It might have been known easily they were. One fair dawn or sunset, obediently beheld, would have set them right; and shown that Turner was indeed the only true speaker concerning such things that ever yet had appeared in the world. They would neither look nor hear;—only shouted continuously, “Perish Apollo. Bring us back Python.”
§ 5. We must understand the real meaning of this cry, for herein rests not merely the question of the great right or wrong in Turner’s life, but the question of the right or wrong of all painting. Nay, on this issue hangs the nobleness of painting as an art altogether, for it is distinctively the art of coloring, not of shaping or relating.

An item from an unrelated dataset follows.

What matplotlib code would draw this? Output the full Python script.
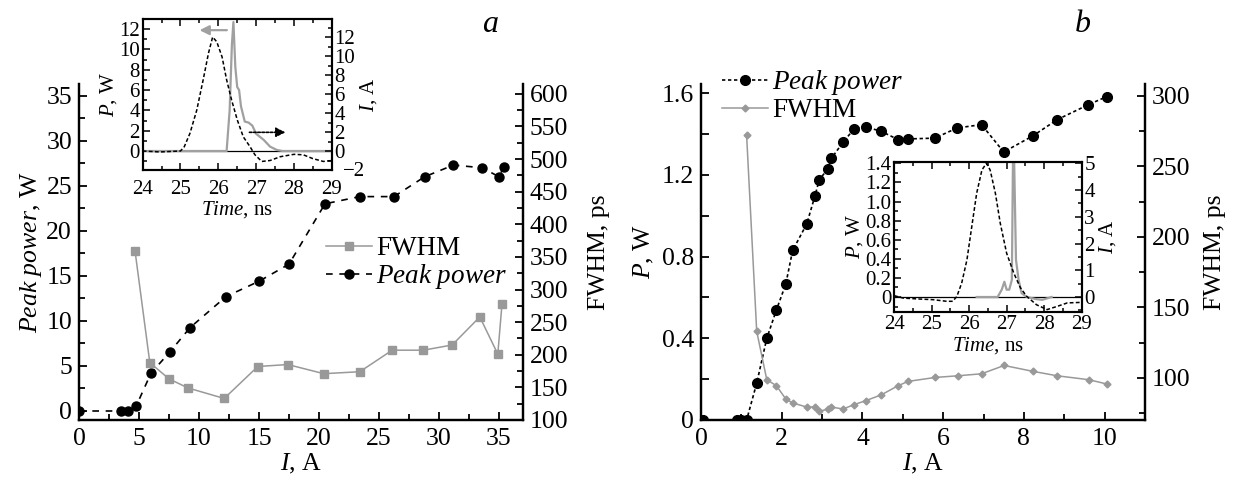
import numpy as np
import matplotlib.pyplot as plt
from matplotlib.ticker import MultipleLocator, FuncFormatter

plt.rcParams['font.family'] = ['Liberation Serif', 'DejaVu Serif']
plt.rcParams['mathtext.fontset'] = 'custom'
plt.rcParams['mathtext.rm'] = 'Liberation Serif'
plt.rcParams['mathtext.it'] = 'Liberation Serif:italic'

# ---- panel a: main ----
I_pk_a = [0.0, 3.5, 4.1, 4.75, 6.0, 7.6, 9.25, 12.25, 15.0, 17.5, 20.5, 23.4, 26.25, 28.8, 31.2, 33.6, 35.0, 35.4]
P_pk_a = [0.0, 0.0, 0.0, 0.5, 4.2, 6.6, 9.25, 12.7, 14.4, 16.3, 23.0, 23.8, 23.8, 26.0, 27.3, 27.0, 26.0, 27.1]
I_fw_a = [4.67, 5.9, 7.5, 9.1, 12.1, 14.9, 17.4, 20.4, 23.4, 26.1, 28.7, 31.1, 33.4, 34.9, 35.25]
FW_a = [359, 188, 163, 149, 133, 182, 185, 171, 174, 207, 207, 215, 258, 201, 278]

# ---- panel a: inset ----
t_a_I = [24.0, 24.46, 25.0, 25.1, 25.25, 25.43, 25.6, 25.74, 25.85, 25.96, 26.1, 26.22, 26.35,
         26.5, 26.66, 26.84, 26.97, 27.15, 27.37, 27.64, 28.0, 28.25, 28.5, 28.78, 29.0]
I_a = [0, -0.1, 0, 0.45, 1.86, 4.3, 7.5, 10.3, 12.0, 11.5, 9.9, 7.5, 5.4,
       3.3, 1.5, 0.45, -0.4, -1.1, -1.0, -0.6, -0.35, -0.4, -0.8, -1.1, -1.0]
t_a_P = [24.0, 26.22, 26.3, 26.36, 26.4, 26.45, 26.5, 26.55, 26.6, 26.7, 26.8, 26.9, 27.0,
         27.2, 27.37, 27.55, 27.7, 29.0]
P_a = [0, 0, 4.0, 10.5, 12.7, 8.3, 6.3, 6.0, 4.4, 2.9, 2.8, 2.5, 1.7, 1.1, 0.43, 0.1, 0, 0]

# ---- panel b: main ----
I_pk_b = [0.05, 0.88, 1.0, 1.13, 1.38, 1.63, 1.87, 2.10, 2.27, 2.62, 2.82, 2.93, 3.14, 3.23,
          3.52, 3.8, 4.08, 4.47, 4.88, 5.13, 5.79, 6.35, 6.95, 7.5, 8.23, 8.82, 9.6, 10.05]
P_pk_b = [0.0, 0.0, 0.0, 0.0, 0.18, 0.40, 0.54, 0.665, 0.83, 0.96, 1.095, 1.176, 1.229, 1.281,
          1.36, 1.427, 1.435, 1.413, 1.373, 1.376, 1.38, 1.43, 1.446, 1.312, 1.392, 1.47, 1.544, 1.583]
I_fw_b = [1.13, 1.38, 1.63, 1.87, 2.10, 2.27, 2.62, 2.82, 2.93, 3.14, 3.23, 3.52, 3.79, 4.08,
          4.47, 4.88, 5.13, 5.8, 6.37, 6.95, 7.51, 8.23, 8.82, 9.61, 10.06]
FW_b = [272, 133, 98.6, 94.3, 84.9, 82.1, 79.2, 79.2, 76.1, 77.8, 79.2, 77.8, 80.9, 83.7,
        87.9, 94.3, 97.4, 100.2, 101.4, 102.8, 108.7, 104.5, 101.4, 98.6, 95.5]

# ---- panel b: inset ----
t_b_I = [24.0, 24.24, 24.6, 25.04, 25.4, 25.56, 25.67, 25.8, 25.94, 26.07, 26.2, 26.34, 26.46,
         26.56, 26.7, 26.83, 27.0, 27.19, 27.37, 27.54, 27.8, 28.08, 28.35, 28.62, 29.0]
I_b = [0.05, -0.04, -0.07, -0.1, -0.16, -0.16, 0.02, 0.52, 1.39, 2.64, 3.88, 4.75, 5.0,
       4.75, 3.88, 2.76, 1.64, 0.9, 0.34, 0.02, -0.29, -0.47, -0.35, -0.22, -0.2]
t_b_P = [26.2, 26.76, 26.87, 26.94, 27.0, 27.07, 27.14, 27.17, 27.2, 27.25, 27.32, 27.4,
         27.54, 27.76, 27.95, 28.2]
P_b = [0, 0, 0.077, 0.16, 0.077, 0.077, 0.18, 1.45, 1.45, 0.39, 0.18, 0.04, 0, -0.02, -0.03, 0]

GREY = '#999999'
FS = 18.5
FS_IN = 15
W, H = 1234, 480


def rect(x0, x1, ytop, ybot):
    return [x0 / W, 1 - ybot / H, (x1 - x0) / W, (ybot - ytop) / H]


def style_main(ax, ax2):
    for a in (ax, ax2):
        a.spines['top'].set_visible(False)
        for s in ('left', 'right', 'bottom'):
            a.spines[s].set_linewidth(1.6)
        a.tick_params(which='both', direction='in', labelsize=FS, width=1.3, top=False)
        a.tick_params(which='major', length=6)
        a.tick_params(which='minor', length=4)
    ax.tick_params(axis='y', right=False, pad=5)
    ax2.tick_params(axis='y', left=False, pad=5)
    ax.tick_params(axis='x', pad=6)


def style_inset(ax, ax2):
    for a in (ax, ax2):
        for s in a.spines.values():
            s.set_linewidth(1.5)
        a.tick_params(which='both', direction='in', labelsize=FS_IN, width=1.1, top=True, pad=2)
        a.tick_params(which='major', length=5)
        a.tick_params(which='minor', length=3)
    ax.tick_params(axis='y', right=False)
    ax2.tick_params(axis='y', left=False)


fig = plt.figure(figsize=(12.34, 4.8), dpi=100)

# ================= panel a =================
ax = fig.add_axes(rect(79, 523, 84, 420))
ax2 = ax.twinx()
ax.set_xlim(0, 37)
ax.set_ylim(-1, 36.3)
ax2.set_ylim(100, 615)
ax.plot(I_pk_a, P_pk_a, color='black', ls=(0, (4, 4)), lw=1.2, marker='o', ms=6.5,
        label=r'$\mathit{Peak\ power}$')
ax2.plot(I_fw_a, FW_a, color=GREY, lw=1.1, marker='s', ms=6, label='FWHM')
ax.xaxis.set_major_locator(MultipleLocator(5))
ax.xaxis.set_minor_locator(MultipleLocator(2.5))
ax.yaxis.set_major_locator(MultipleLocator(5))
ax.yaxis.set_minor_locator(MultipleLocator(2.5))
ax2.yaxis.set_major_locator(MultipleLocator(50))
ax2.yaxis.set_minor_locator(MultipleLocator(25))
style_main(ax, ax2)
ax.set_xlabel(r'$\mathit{I}$, A', fontsize=FS, labelpad=1)
ax.set_ylabel(r'$\mathit{Peak\ power}$, W', fontsize=FS, labelpad=2)
ax2.set_ylabel('FWHM, ps', fontsize=FS, labelpad=14)
h1, l1 = ax.get_legend_handles_labels()
h2, l2 = ax2.get_legend_handles_labels()
ax.legend(h2 + h1, l2 + l1, loc='upper right', bbox_to_anchor=(507 / W, 1 - 236 / H),
          bbox_transform=fig.transFigure, frameon=False, fontsize=19.5, handlelength=1.7,
          handletextpad=0.15, labelspacing=0.05, borderpad=0, borderaxespad=0)
fig.text(490 / W, 1 - 24 / H, 'a', fontsize=23, style='italic', ha='center', va='center')

# inset a
ia = fig.add_axes(rect(142.7, 331.7, 19, 170))
ia2 = ia.twinx()
ia.set_xlim(24, 29)
ia.set_ylim(-1.87, 13)
ia2.set_ylim(-2, 13.9)
ia.axhline(0, color='black', lw=0.9)
ia.plot(t_a_P, P_a, color='#a0a0a0', lw=1.6)
ia2.plot(t_a_I, I_a, color='black', ls=(0, (2.5, 1.5)), lw=1.1)
ia.annotate('', xy=(25.43, 11.9), xytext=(26.3, 11.9),
            arrowprops=dict(arrowstyle='-|>', color='#a0a0a0', lw=1.6, mutation_scale=14))
ia.annotate('', xy=(27.85, 1.84), xytext=(26.75, 1.84),
            arrowprops=dict(arrowstyle='-|>', color='black', lw=1.2, ls=(0, (1.5, 1.0)),
                            mutation_scale=14))
ia.xaxis.set_major_locator(MultipleLocator(1))
ia.xaxis.set_minor_locator(MultipleLocator(0.5))
ia.yaxis.set_major_locator(MultipleLocator(2))
ia.yaxis.set_minor_locator(MultipleLocator(1))
ia2.yaxis.set_major_locator(MultipleLocator(2))
ia2.yaxis.set_minor_locator(MultipleLocator(1))
# the bottom "−2" label is drawn by hand, nudged right so it clears "0" above and "29" below
ia2.yaxis.set_major_formatter(FuncFormatter(lambda v, p: '' if v < -1 else f'{v:.0f}'))
ia2.annotate('\u22122', xy=(1, -2), xycoords=('axes fraction', 'data'), xytext=(8, -1),
             textcoords='offset points', ha='left', va='center', fontsize=FS_IN)
style_inset(ia, ia2)
ia.tick_params(axis='x', pad=7)
ia.set_xlabel(r'$\mathit{Time}$, ns', fontsize=FS_IN, labelpad=0)
ia.set_ylabel(r'$\mathit{P}$, W', fontsize=FS_IN, labelpad=0)
ia2.set_ylabel(r'$\mathit{I}$, A', fontsize=FS_IN, labelpad=2)

# ================= panel b =================
bx = fig.add_axes(rect(701, 1145, 84, 420))
bx2 = bx.twinx()
bx.set_xlim(0, 11)
bx.set_ylim(0, 1.645)
bx2.set_ylim(70, 308.5)
bx.plot(I_pk_b, P_pk_b, color='black', ls=(0, (2, 1.6)), lw=1.2, marker='o', ms=7,
        label=r'$\mathit{Peak\ power}$', zorder=3)
bx2.plot(I_fw_b, FW_b, color=GREY, lw=1.1, marker='D', ms=3.5, label='FWHM')
bx.xaxis.set_major_locator(MultipleLocator(2))
bx.xaxis.set_minor_locator(MultipleLocator(1))
bx.yaxis.set_major_locator(MultipleLocator(0.4))
bx.yaxis.set_minor_locator(MultipleLocator(0.2))
bx.yaxis.set_major_formatter(FuncFormatter(lambda v, p: '0' if abs(v) < 1e-9 else f'{v:.1f}'))
bx2.yaxis.set_major_locator(MultipleLocator(50))
bx2.yaxis.set_minor_locator(MultipleLocator(25))
style_main(bx, bx2)
bx.tick_params(axis='y', which='minor', length=6)
bx.set_xlabel(r'$\mathit{I}$, A', fontsize=FS, labelpad=1)
bx.set_ylabel(r'$\mathit{P}$, W', fontsize=FS, labelpad=4)
bx2.set_ylabel('FWHM, ps', fontsize=FS, labelpad=10)
h1, l1 = bx.get_legend_handles_labels()
h2, l2 = bx2.get_legend_handles_labels()
bx.legend(h1 + h2, l1 + l2, loc='upper left', bbox_to_anchor=(722 / W, 1 - 68 / H),
          bbox_transform=fig.transFigure, frameon=False, fontsize=19.5, handlelength=1.7,
          handletextpad=0.15, labelspacing=0.05, borderpad=0, borderaxespad=0)
fig.text(1083 / W, 1 - 24 / H, 'b', fontsize=23, style='italic', ha='center', va='center')

# inset b
ib = fig.add_axes(rect(894.3, 1081.5, 161.7, 312))
ib2 = ib.twinx()
ib.set_xlim(24, 29)
ib.set_ylim(-0.157, 1.417)
ib2.set_ylim(-0.56, 5.06)
ib.axhline(0, color='black', lw=0.9)
ib.plot(t_b_P, P_b, color='#a0a0a0', lw=1.6)
ib2.plot(t_b_I, I_b, color='black', ls=(0, (2.5, 1.5)), lw=1.1)
ib.xaxis.set_major_locator(MultipleLocator(1))
ib.xaxis.set_minor_locator(MultipleLocator(0.5))
ib.yaxis.set_major_locator(MultipleLocator(0.2))
ib.yaxis.set_minor_locator(MultipleLocator(0.1))
ib.yaxis.set_major_formatter(FuncFormatter(lambda v, p: '0' if abs(v) < 1e-9 else f'{v:.1f}'))
ib2.yaxis.set_major_locator(MultipleLocator(1))
ib2.yaxis.set_minor_locator(MultipleLocator(0.5))
style_inset(ib, ib2)
ib.set_xlabel(r'$\mathit{Time}$, ns', fontsize=FS_IN, labelpad=1)
ib.set_ylabel(r'$\mathit{P}$, W', fontsize=FS_IN, labelpad=0)
ib2.set_ylabel(r'$\mathit{I}$, A', fontsize=FS_IN, labelpad=2)

fig.savefig('out.png', dpi=100)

Sculptors and poets can do these, the painter’s own work is color.
Thus, then, for the last time, rises the question, what is the true dignity of color? We left that doubt a little while ago among the clouds, wondering what they had been made so scarlet for. Now Turner brings the doubt back to us, unescapable any more. No man, hitherto, had painted the clouds scarlet. Hesperid Æglé, and Erytheia, throned there in the west, fade into the twilights of four thousand years, unconfessed. Here is at last one who confesses them, but is it well? Men say these Hesperids are sensual goddesses,—traitresses,—that the Graiæ are the only true ones. Nature made the western and the eastern clouds splendid in fallacy. Crimson is impure and vile; let us paint in black if we would be virtuous.
§ 6. Note, with respect to this matter, that the peculiar innovation of Turner was the perfection of the color chord by means of scarlet. Other painters had rendered the golden tones, and the blue tones, of sky; Titian especially the last, in perfectness. But none had dared to paint, none seem to have seen, the scarlet and purple.
Nor was it only in seeing this color in vividness when it occurred in full light, that Turner differed from preceding painters. His most distinctive innovation as a colorist was his discovery of the scarlet shadow. “True, there is a sunshine whose light is golden, and its shadow gray; but there is another sunshine, and that the purest, whose light is white, and its shadow scarlet.” This was the essentially offensive, inconceivable thing, which he could not be believed in. There was some ground for the incredulity, because no color is vivid enough to express the pitch of light of pure white sunshine, so that the color given without the true intensity of light looks false. Nevertheless, Turner could not but report of the color truly. “I must indeed be lower in the key, but that is no reason why I should be false in the note. Here is sunshine which glows even when subdued; it has not cool shade, but fiery shade.”[2] This is the glory of sunshine.
§ 7. Now, this scarlet color,—or pure red, intensified by expression of light,—is, of all the three primitive colors, that which is most distinctive. Yellow is of the nature of simple light; blue, connected with simple shade; but red is an entirely abstract color. It is red to which the color-blind are blind, as if to show us that it was not necessary merely for the service or comfort of man, but that there was a special gift or teaching in this color. Observe, farther, that it is this color which the sunbeams take in passing through the earth’s atmosphere. The rose of dawn and sunset is the hue of the rays passing close over the earth. It is also concentrated in the blood of man.
| 80. Rocks at Rest. |
§ 8. Unforeseen requirements have compelled me to disperse through various works, undertaken between the first and last portions of this essay, the examination of many points respecting color, which I had intended to reserve for this place. I can now only refer the reader to these several passages,[3] and sum their import: which is briefly, that color generally, but chiefly the scarlet, used with the hyssop, in the Levitical law, is the great sanctifying element of visible beauty inseparably connected with purity and life.